I've blogged much recently about my emotional, physical, and spiritual (thought I still hate the S word) growth. Maybe it's because I thought I was done growing and changing in any significant fashion. After all, four(ish) years ago, Marilyn and I opened our marriage as a result of needing to fulfill unfulfillable needs in our marriage. (Namely fucking people we weren't married to.)
That first year after opening up was a time of tremendous growth and change. I explored, worked on, and partially defeated jealousy. (I say partially because can you ever REALLY defeat jealousy? It still rears its ugly green head occasionally.) I gained the skill of compersion, something I'd never before heard of. As someone who can empathize, I felt that was really the be all/end all of supporting people when awesome things happen to them and not necessarily to me. I learned about my body, my sexuality, my feelings, my ideas.
I started a podcast. Because I had some dumbass idea that people would want to listen to the rantings of a first year swinger. (And for some reason they did, and never really asked “what makes you think you know what's up?”)
After that, things settled rather nicely. I grew into poly, sure. Changing my perceptions of what non-monogamy had to offer as well as what I could handle, and what I craved in life. So I suppose I shouldn't minimize that. It is a big change after all, moving from group sex to loving multiple people (And still having that occasional group sex). But I didn't really move from anything to anything, did I? I just added new things to my repertoire.
So circling around to the geekery of the title then. Leveling up. First, as I'm quite sure we have people in our audience (both listening and reading) who only tolerate our occasional dalliances with Dr Who, our obsession with Captain Jack Harkness, quoting Ghostbusters and other levels of high potency geekdom, I ought to explain.
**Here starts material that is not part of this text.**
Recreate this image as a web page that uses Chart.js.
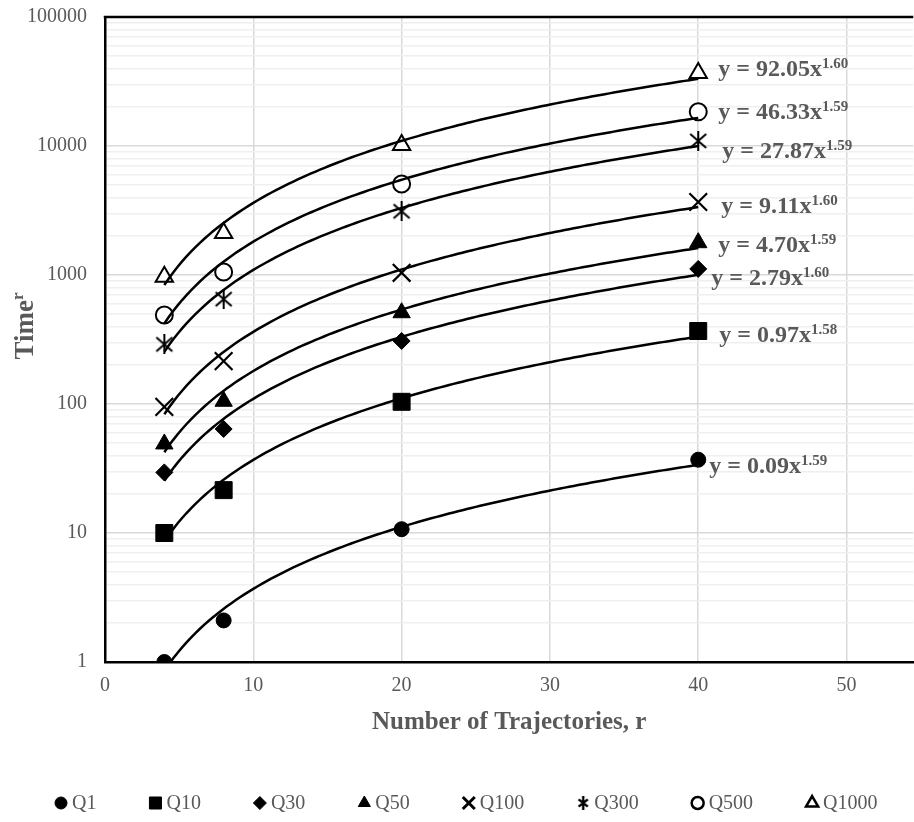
<!DOCTYPE html>
<html><head><meta charset="utf-8">
<script src="https://cdn.jsdelivr.net/npm/chart.js@4"></script>
<style>html,body{margin:0;padding:0;background:#fff;overflow:hidden;width:914px;height:822px}canvas{display:block}</style>
</head><body>
<canvas id="c" width="928" height="822" style="width:928px;height:822px"></canvas>
<script>
// ---------- data ----------
const seriesNames = ['Q1','Q10','Q30','Q50','Q100','Q300','Q500','Q1000'];
const xValues = [4, 8, 20, 40];
const q1    = [1, 2.1, 10.7, 37];
const q10   = [10, 21.5, 104, 368];
const q30   = [29.5, 64, 308, 1115];
const q50   = [49, 105, 510, 1780];
const q100  = [95, 215, 1040, 3680];
const q300  = [290, 650, 3120, 10950];
const q500  = [490, 1055, 5080, 18400];
const q1000 = [970, 2120, 10200, 36800];
const fitCoefA = ['0.09','0.97','2.79','4.70','9.11','27.87','46.33','92.05'];
const fitExpB  = ['1.59','1.58','1.60','1.59','1.60','1.59','1.59','1.60'];
const xTicks = [0, 10, 20, 30, 40, 50];
const yMajorTicks = [1, 10, 100, 1000, 10000, 100000];
const yMinorMultipliers = [2, 3, 4, 5, 6, 7, 8, 9];

const seriesValues = [q1, q10, q30, q50, q100, q300, q500, q1000];

// ---------- styles ----------
const FONT = '"Liberation Serif", "Times New Roman", serif';
const GREY = '#595959';
function makeAsterisk(size, lw) {
  const c = document.createElement('canvas');
  c.width = size; c.height = size;
  const g = c.getContext('2d');
  g.strokeStyle = '#000'; g.lineWidth = lw; g.lineCap = 'butt';
  const m = lw, s = size;
  g.beginPath();
  g.moveTo(m, m + 1); g.lineTo(s - m, s - m - 1);
  g.moveTo(s - m, m + 1); g.lineTo(m, s - m - 1);
  g.moveTo(s / 2, 0); g.lineTo(s / 2, s);
  g.stroke();
  return c;
}
const asteriskBig = makeAsterisk(20, 2);
const asteriskSmall = makeAsterisk(14, 2.4);

const markerStyles = [
  {style:'circle',   r:7.5, bg:'#000', bw:1},
  {style:'rect',     r:12,  bg:'#000', bw:1},
  {style:'rectRot',  r:8.5, bg:'#000', bw:1},
  {style:'triangle', r:10,  bg:'#000', bw:1},
  {style:'crossRot', r:12.5,bg:'#000', bw:2.2},
  {style:asteriskBig,r:10,  bg:'#000', bw:0},
  {style:'circle',   r:8.5, bg:'#fff', bw:2},
  {style:'triangle', r:10,  bg:'#fff', bw:2}
];
const legendMarkers = [
  {style:'circle',   r:6,   bg:'#000', bw:1},
  {style:'rect',     r:8.5, bg:'#000', bw:1},
  {style:'rectRot',  r:6.5, bg:'#000', bw:1},
  {style:'triangle', r:7,   bg:'#000', bw:1},
  {style:'crossRot', r:8.5, bg:'#000', bw:3},
  {style:asteriskSmall, r:6, bg:'#000', bw:0},
  {style:'circle',   r:6,   bg:'#fff', bw:2.5},
  {style:'triangle', r:7,   bg:'#fff', bw:2.5}
];
// label offsets (px) from the last data point: [dx, dy of baseline]
const labelOffsets = [[11,13],[21,10.5],[13,16],[20,9.5],[23,11],[24,17.5],[20,6.7],[20,2.5]];

// ---------- power-law trend (least squares in log space, as the spreadsheet does) ----------
function powerFit(xs, ys) {
  const lx = xs.map(Math.log), ly = ys.map(Math.log);
  const n = xs.length;
  const mx = lx.reduce((a,b)=>a+b,0)/n, my = ly.reduce((a,b)=>a+b,0)/n;
  let sxy = 0, sxx = 0;
  for (let i = 0; i < n; i++) { sxy += (lx[i]-mx)*(ly[i]-my); sxx += (lx[i]-mx)**2; }
  const b = sxy / sxx;
  return {a: Math.exp(my - b*mx), b};
}
function trendPoints(xs, ys) {
  const f = powerFit(xs, ys);
  const pts = [];
  const x0 = xs[0], x1 = xs[xs.length-1];
  for (let k = 0; k <= 120; k++) {
    const x = x0 + (x1 - x0) * k / 120;
    pts.push({x, y: f.a * Math.pow(x, f.b)});
  }
  return pts;
}

const datasets = [];
seriesNames.forEach((name, i) => {
  const m = markerStyles[i];
  datasets.push({
    type: 'scatter', label: name, order: 2,
    data: xValues.map((x, j) => ({x, y: seriesValues[i][j]})),
    pointStyle: m.style, pointRadius: m.r, pointHoverRadius: m.r,
    pointBackgroundColor: m.bg, pointBorderColor: '#000', pointBorderWidth: m.bw,
    showLine: false
  });
});
seriesNames.forEach((name, i) => {
  datasets.push({
    type: 'line', label: name + ' trend', order: 1,
    data: trendPoints(xValues, seriesValues[i]),
    borderColor: '#000', borderWidth: 2.5, pointRadius: 0, tension: 0, fill: false
  });
});

const yTickValues = [];
yMajorTicks.forEach((v, i) => {
  yTickValues.push(v);
  if (i < yMajorTicks.length - 1) yMinorMultipliers.forEach(m => yTickValues.push(v * m));
});

const decorPlugin = {
  id: 'decor',
  afterDraw(chart) {
    const ctx = chart.ctx, ca = chart.chartArea;
    const xs = chart.scales.x, ys = chart.scales.y;
    ctx.save();
    // top border
    ctx.strokeStyle = '#000'; ctx.lineWidth = 2.5;
    ctx.beginPath(); ctx.moveTo(ca.left - 1.25, ca.top); ctx.lineTo(ca.right, ca.top); ctx.stroke();

    // y-axis title with superscript
    ctx.save();
    ctx.translate(33, 326);
    ctx.rotate(-Math.PI / 2);
    ctx.fillStyle = GREY; ctx.textBaseline = 'alphabetic';
    ctx.font = 'bold 27px ' + FONT;
    const w1 = ctx.measureText('Time').width;
    ctx.font = 'bold 17px ' + FONT;
    const w2 = ctx.measureText('r').width;
    const sx = -(w1 + w2) / 2;
    ctx.font = 'bold 27px ' + FONT;
    ctx.fillText('Time', sx, 0);
    ctx.font = 'bold 17px ' + FONT;
    ctx.fillText('r', sx + w1, -10);
    ctx.restore();

    // trend equations
    ctx.fillStyle = GREY; ctx.textBaseline = 'alphabetic';
    seriesNames.forEach((n, i) => {
      const last = seriesValues[i].length - 1;
      const px = xs.getPixelForValue(xValues[last]) + labelOffsets[i][0];
      const py = ys.getPixelForValue(seriesValues[i][last]) + labelOffsets[i][1];
      ctx.font = 'bold 24px ' + FONT;
      const main = 'y = ' + fitCoefA[i] + 'x';
      ctx.fillText(main, px, py);
      const mw = ctx.measureText(main).width;
      ctx.font = 'bold 15px ' + FONT;
      ctx.fillText(fitExpB[i], px + mw, py - 8);
    });

    // legend
    ctx.font = '20px ' + FONT;
    ctx.textBaseline = 'middle';
    const ly = 803, gap = 53, mW = 12, tGap = 5;
    let x = 55;
    seriesNames.forEach((n, i) => {
      const m = legendMarkers[i];
      ctx.fillStyle = m.bg; ctx.strokeStyle = '#000'; ctx.lineWidth = m.bw;
      Chart.helpers.drawPoint(ctx, {pointStyle: m.style, radius: m.r, borderWidth: m.bw, rotation: 0}, x + mW / 2, ly);
      ctx.fillStyle = GREY;
      ctx.fillText(n, x + mW + tGap, ly + 1);
      x += mW + tGap + ctx.measureText(n).width + gap;
    });
    ctx.restore();
  }
};

new Chart(document.getElementById('c'), {
  data: {datasets},
  options: {
    responsive: false, animation: false, events: [],
    layout: {padding: {top: 17, bottom: 83, left: 0, right: 0}},
    plugins: {legend: {display: false}, tooltip: {enabled: false}},
    scales: {
      x: {
        type: 'linear', min: 0, max: 54.5,
        afterBuildTicks: s => { s.ticks = xTicks.map(v => ({value: v})); },
        afterFit: s => { s.height = 77; s.paddingLeft = 0; s.paddingRight = 0; },
        grid: {color: '#d9d9d9', lineWidth: 1.5, drawTicks: false},
        border: {color: '#000', width: 2.5},
        ticks: {color: GREY, font: {family: FONT, size: 20}, padding: 12, autoSkip: false, maxRotation: 0},
        title: {display: true, text: 'Number of Trajectories, r', color: GREY,
                font: {family: FONT, size: 25, weight: 'bold'}, padding: {top: 0, bottom: 1}}
      },
      y: {
        type: 'logarithmic', min: 1, max: 100000,
        afterBuildTicks: s => { s.ticks = yTickValues.map(v => ({value: v, major: yMajorTicks.includes(v)})); },
        afterFit: s => { s.width = 105; s.paddingTop = 0; s.paddingBottom = 0; },
        grid: {
          color: c => (c.tick && yMajorTicks.includes(c.tick.value)) ? '#d9d9d9' : '#efefef',
          lineWidth: 1.5, drawTicks: false
        },
        border: {color: '#000', width: 2.5},
        ticks: {
          color: GREY, font: {family: FONT, size: 20}, padding: 18, autoSkip: false,
          callback: v => yMajorTicks.includes(v) ? String(v) : ''
        }
      }
    }
  },
  plugins: [decorPlugin]
});
</script>
</body></html>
In role playing games (board based, brain based, and screen based) you begin with a character that has some skills and weaponry, and you accumulate more and more as you continue to play, so that your character at the end of the game is tremendously more powerful than when you began. (You know, like Link starting every game sans sword, only able to pick up pots to look for Rupees. [Yep, tolerate THAT!]) Some could look at the above and say “Why, that's like life! Building strength and skills…” To which I reply, in my best Eddie Murphy plays an old white Jewish man voice: “Ah ha! Ah ha!”
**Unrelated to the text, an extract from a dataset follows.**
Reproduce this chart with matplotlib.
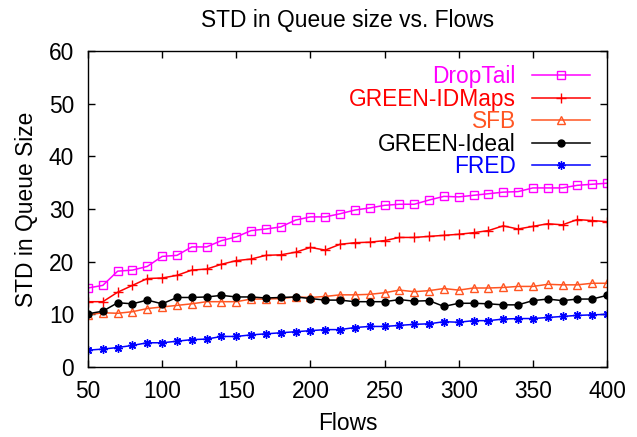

We do level up in life. All the time in fact. As we go through college we develop skills. If we work out we build strength. As we communicate and move through relationships we change emotionally. We all hope and strive to not level down, though we know it's inevitable. But perhaps, if we level up enough, if we learn and grow and change enough, we'll achieve something amazing. We'll…I dunno…win?
I feel like I'm leveling up. Because with all of the above change description, I still remained rather shy and reserved when it came to new people. When it came to saying yes. When it came to taking a risk.
It's strange to feel like that's going away. That in the past month alone I've said yes to several things I wouldn't have previously. I've begun to make things happen in multiple arenas. I've allowed the worlds of Swingset and the “real world” to grow even closer. And I've let go of a lot of the walls I used to build.
“There must have been a door there in the wall, where I came in!” laments Pink, after building a wall so high he could not escape it. I found the door. I stepped back through. I'm shedding the skin of neurosis and panic that used to surround me. No, not all at once, but it's surely happening.
With every potential relationship I used to slide them into categories. It's what caused me to feel that in order to focus on one poly relationship I had to end the other, way back after one month of being POLY. But I don't. Because there's a strange thing happening. Relationships are simply becoming what they are. (That's a lovely bunch of nonsense isn't it?) They're filling the space they need. They're growing and changing on their own. Too often I tried to manipulate them to fit, to change, to cram them into the box where they didn't belong.
So when I was asked what I was looking for recently by a potential, I simply told her that we'll let things be what they are. If they're swing, they'll swing, if they're poly, we'll romance, if they're friendly, we'll hang out, and if they're incompatible there's no hard feelings and we'll shuffle off to Buffalo. I couldn't believe I'd said such things. I couldn't believe I was OKAY with such things. To not categorize, to not plan, to not fret, to not doubt, to not agonize over “What if she doesn't like me?” or “What if I'm not good enough?” or even slide on down the road to worrying about what'll happen when I introduce her to my other relationships, swing playmates, friends, family? Christ! My brain was a noisy place not so long ago. A place where I'd turn away from anything with potential simply because I was concerned with where it might lead, and I was writing the script for the end before it'd even begun.
On a first date, less than a month ago, the girl I was with gave me +50 Confidence Points. Then +50 Experience Points. (There may have been some sexy points in there as well, but that's irrelevant to this discussion.) The forces inside me are conspiring. Conspiring to birth a new version of Cooper Beckett. Cooper 2.0 was born into swinging. C2.5 introduced poly. Cooper 3.0, man, I'm changing faster than even I can keep up. Wait until you see the new skills and accessories!